- Born: 1755 Perast, Republic of Venice (now Montenegro)
- Died: 25 September 1812 (aged 56–57)
- Citizenship: Venetian
- Writing career
- Notable works: "Skanderbeg"; "History of our province"; "Scientific dictionary";

= Tripo Smecchia =

Venetian historian and writer (1755–1812)

Tripo Smecchia or Tripo Smeća (1755 – 25 September 1812) was a Venetian historian and writer from Perast, Bay of Kotor (today in Montenegro).

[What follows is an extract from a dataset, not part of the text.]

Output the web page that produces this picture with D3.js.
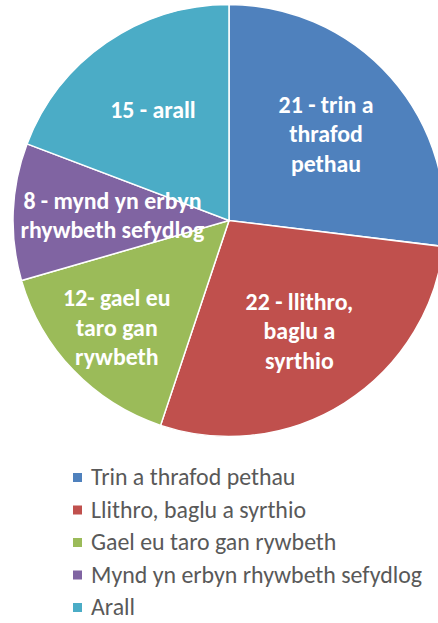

He collected old manuscripts and transcribed popular poetry.

== Family and education ==

Tripo was born in 1755 as a member of the noble Smecchia family (Smeća, Smekija or Smekja) from Perast, Bay of Kotor (Boka Kotorska). Today, the descendants of the Smeccia family live in Trieste, now in Italy. In 1764 Smeccia family built the biggest palace with most beautiful facade in Perast called Smecchia Palace. After he graduated the Law school at the University of Padua he returned to Perast. Smecchia died on 25 September 1812.

== Bibliography ==

Smecchia's notable works include Italian language tragedy "Skanderbeg", missing "History of our province" and "Scientific dictionary". He was also mentioned as one of cartographers of Boka Kotorska. In 1785 his map of Boka Kotorska and Albania was printed in Venice. According to don Srećko Vulović, in his memoirs Smecchia wrote in 1805 that chieftains of Montenegro refused to kill all Catholics from Boka Kotorska as proposed by some Orthodox leaders in the assembly. Like many other notable writers from Perast, Smecchia used the library of Andrija Zmajević and under his influence recorded popular poetry. In 1810 Smecchia transcribed a work of Timotej Cizila, the first writer of novels in Montenegro. He wrote a description of the battle between Ivan Bronza, the captain of ship "Costanza Guerriera", and Ottoman fleet of 50 ships at Sipont in 1672.